Join us for this special seminar to showcase PhD student research at the interface of maths and biology as part of the North West Seminar Series in Mathematical Biology and Data Sciences. Our speakers are Charlotte Taylor Barca and Muhammad Ahtazaz Ahsan (PhD candidates in Department of Mathematics and Division of Informatics, Imaging & Data Sciences respectively). More details about the joint series can be found here https://northwestseminars.great-site.net/.
The talk will be hosted in person in room 2.60 of the Simon Building. For those who cannot attend in person the talk will also be streamed via zoom, please contact carl.whitfield@manchester.ac.uk or igor.chernyavsky@manchester.ac.uk for the zoom link, or sign up to the mailing list.
Talk 1: 2:00 - 2:20
Title: Modelling cell state dynamics in melanoma
Speaker: Charlotte Taylor Barca (Department of Mathematics. Supervisors: Oliver Jensen and Gareth Wyn Jones)

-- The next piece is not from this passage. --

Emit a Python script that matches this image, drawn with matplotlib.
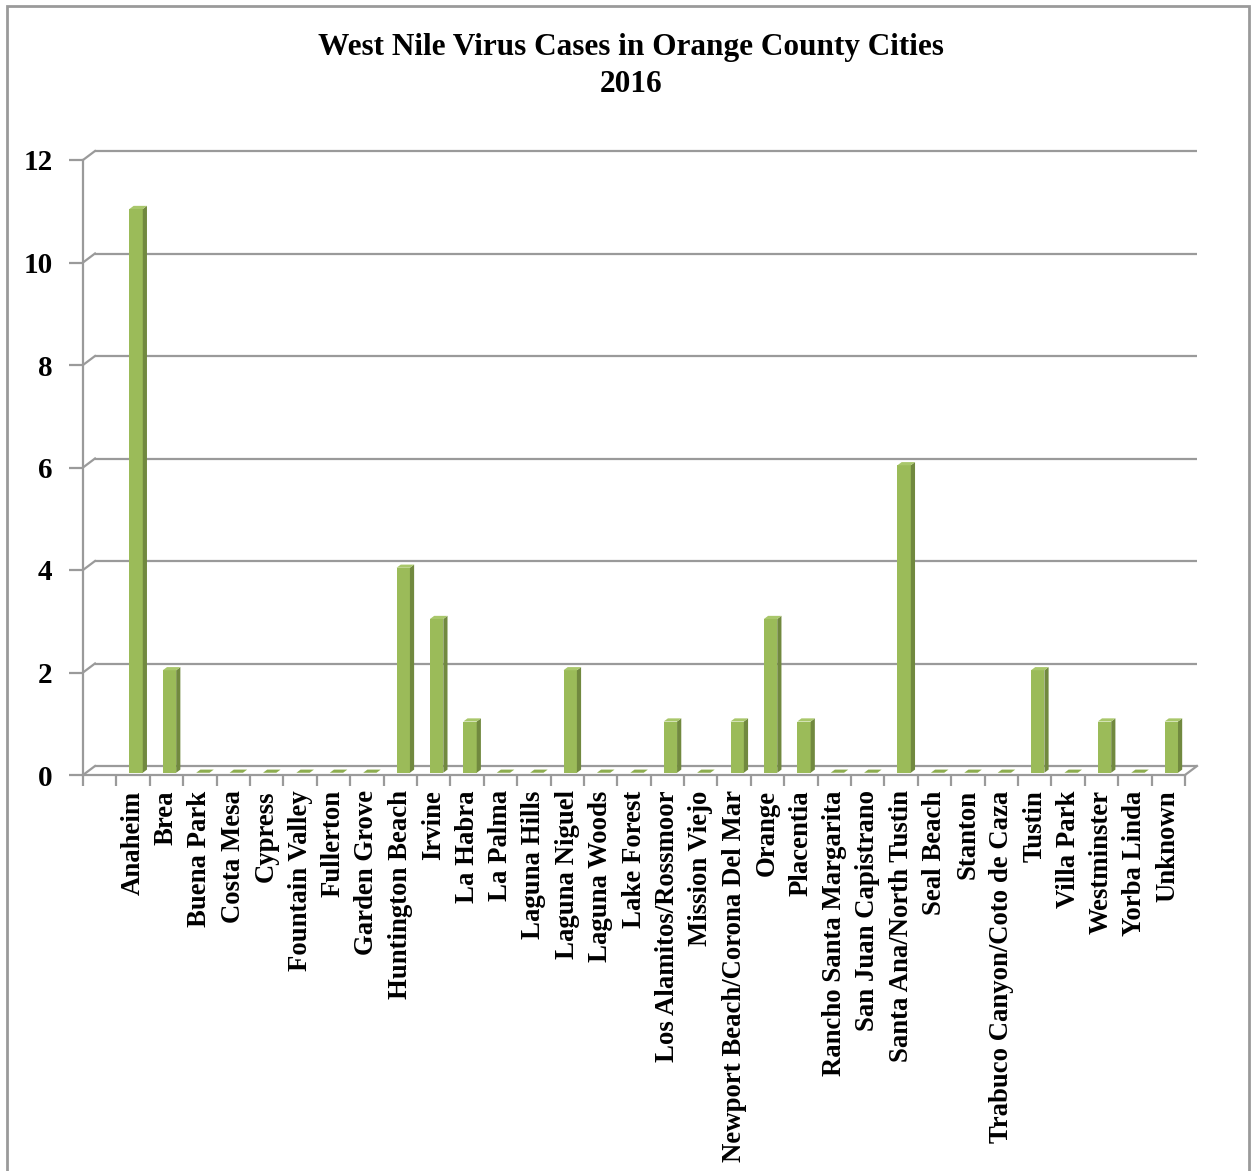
import numpy as np
import matplotlib
matplotlib.use("Agg")
import matplotlib.pyplot as plt
from matplotlib.patches import Polygon, Rectangle

plt.rcParams['font.family'] = ['Liberation Serif', 'DejaVu Serif']
plt.rcParams['font.weight'] = 'bold'

# ---- data ----
cities = ["Anaheim", "Brea", "Buena Park", "Costa Mesa", "Cypress", "Fountain Valley",
          "Fullerton", "Garden Grove", "Huntington Beach", "Irvine", "La Habra", "La Palma",
          "Laguna Hills", "Laguna Niguel", "Laguna Woods", "Lake Forest",
          "Los Alamitos/Rossmoor", "Mission Viejo", "Newport Beach/Corona Del Mar", "Orange",
          "Placentia", "Rancho Santa Margarita", "San Juan Capistrano", "Santa Ana/North Tustin",
          "Seal Beach", "Stanton", "Trabuco Canyon/Coto de Caza", "Tustin", "Villa Park",
          "Westminster", "Yorba Linda", "Unknown"]
cases = [11, 2, 0, 0, 0, 0, 0, 0, 4, 3, 1, 0, 0, 2, 0, 0, 1, 0, 1, 3, 1, 0, 0, 6,
         0, 0, 0, 2, 0, 1, 0, 1]
yticks = [0, 2, 4, 6, 8, 10, 12]
title = "West Nile Virus Cases in Orange County Cities\n2016"

W, H = 1252, 1171
fig = plt.figure(figsize=(W / 100, H / 100), dpi=100)
fig.patch.set_facecolor('white')

x0, x1, y0, y1 = 83, 1185, 775, 160
ax = fig.add_axes([x0 / W, 1 - y0 / H, (x1 - x0) / W, (y0 - y1) / H])
nslots = len(cities) + 1
ax.set_xlim(0, nslots)
ax.set_ylim(0, 12)
ax.set_facecolor('none')

pxx = (x1 - x0) / nslots
pxy = (y0 - y1) / 12.0
DX = 12 / pxx   # depth offset in data units (full depth)
DY = 9 / pxy

grid_c = '#9a9a9a'
lw = 1.6

# back-wall gridlines with perspective diagonals
for v in yticks:
    ax.plot([DX, nslots + DX], [v + DY, v + DY], color=grid_c, lw=lw, zorder=1,
            clip_on=False, solid_capstyle='butt')
    ax.plot([0, DX], [v, v + DY], color=grid_c, lw=lw, zorder=1, clip_on=False)
# floor right edge
ax.plot([nslots, nslots + DX], [0, DY], color=grid_c, lw=lw, zorder=1, clip_on=False)

# spines / ticks
for s in ['top', 'right']:
    ax.spines[s].set_visible(False)
for s in ['left', 'bottom']:
    ax.spines[s].set_color(grid_c)
    ax.spines[s].set_linewidth(lw)
    ax.spines[s].set_zorder(2)

ax.set_yticks(yticks)
ax.set_yticklabels([str(v) for v in yticks], fontsize=21, fontweight='bold')
ax.tick_params(axis='y', length=10, width=lw, color=grid_c, pad=12)

ax.set_xticks(np.arange(0, nslots + 1))
ax.set_xticklabels([])
ax.tick_params(axis='x', which='major', length=8, width=lw, color=grid_c)
centers = np.arange(len(cities)) + 1.5
ax.set_xticks(centers, minor=True)
ax.set_xticklabels(cities, minor=True, rotation=90, fontsize=19.3, fontweight='bold',
                   va='top', ha='center')
ax.tick_params(axis='x', which='minor', length=0, pad=11)

# pseudo-3D bars
d_front, d_back = 0.25, 0.6
bw = 0.4
front_c, side_c, top_c = '#9BBB59', '#71893F', '#A9C76B'
fx = centers + d_front * DX
fy = d_front * DY
ddx = (d_back - d_front) * DX
ddy = (d_back - d_front) * DY
ax.bar(fx, cases, width=bw, bottom=fy, color=front_c, zorder=3, linewidth=0)
for xc, v in zip(fx, cases):
    xl, xr = xc - bw / 2, xc + bw / 2
    if v > 0:
        side = Polygon([(xr, fy), (xr, v + fy), (xr + ddx, v + fy + ddy), (xr + ddx, fy + ddy)],
                       closed=True, facecolor=side_c, edgecolor='none', zorder=3, clip_on=False)
        ax.add_patch(side)
        tc = top_c
    else:
        tc = '#8DAD4F'
    top = Polygon([(xl, v + fy), (xr, v + fy), (xr + ddx, v + fy + ddy), (xl + ddx, v + fy + ddy)],
                  closed=True, facecolor=tc, edgecolor='none', zorder=3, clip_on=False)
    ax.add_patch(top)

# title
fig.text(631 / W, 1 - 33 / H, title, ha='center', va='top', fontsize=22.5,
         fontweight='bold', linespacing=1.35)

# outer border
fig.patches.append(Rectangle((7 / W, -0.01), (1249 - 7) / W, 1 + 0.01 - 6 / H,
                             transform=fig.transFigure, fill=False,
                             edgecolor='#9a9a9a', linewidth=2))

fig.savefig('out.png', dpi=100)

Abstract: Melanoma cells can transition between cell states, contributing to therapy resistance and immune evasion. These state changes involve dynamic and reversible shifts in gene expression, making it essential to understand the underlying regulatory mechanisms for developing effective therapies. We present a mathematical model of a minimal gene regulatory network comprising key transcription factors associated with melanoma cell states. Using deterministic temporal and spatio-temporal differential equation models, we analyse gene expression dynamics and classify stable states in a biologically meaningful way. We exploit an approximation, based on cooperative binding of transcription factors, in which the models are piecewise smooth. At the population level, we use a naïve model of intercellular communication to explore how cells within a tumour can exhibit coordinated behaviour through travelling waves of gene expression. Additionally, we propose a method for deriving a condition that determines the final state of a population of communicating cells. This model provides a framework for better understanding some of the mechanisms driving gene expression dynamics and to inform and validate experimental hypotheses.
Talk 2:25 - 2:45
Title: Development of deep learning methods to predict pathway expression from histology images
Speaker: Muhammad Ahtazaz Ahsan (Division of Informatics, Imaging & Data Sciences. Supervisors: Syed Murtuza Baker, Mudassar Iqbal, Karen Piper Hanley , Martin Fergie)
Abstract: My research uses deep learning to predict the pathway expression from H&E images. A biological pathway is denoted by a group of functionally related genes and provides more compact and meaningful information for analysing certain diseases, e.g., identifying hypoxic regions in tumor tissues. Lately, we have been looking at refining the pathway definitions and integrating them with multi-modal data to train a rich and diverse model for capturing the pathway activities. Currently, we are benchmarking the gene vs. pathway prediction using a bimodal contrastive learning framework to showcase the effectiveness of pathway prediction.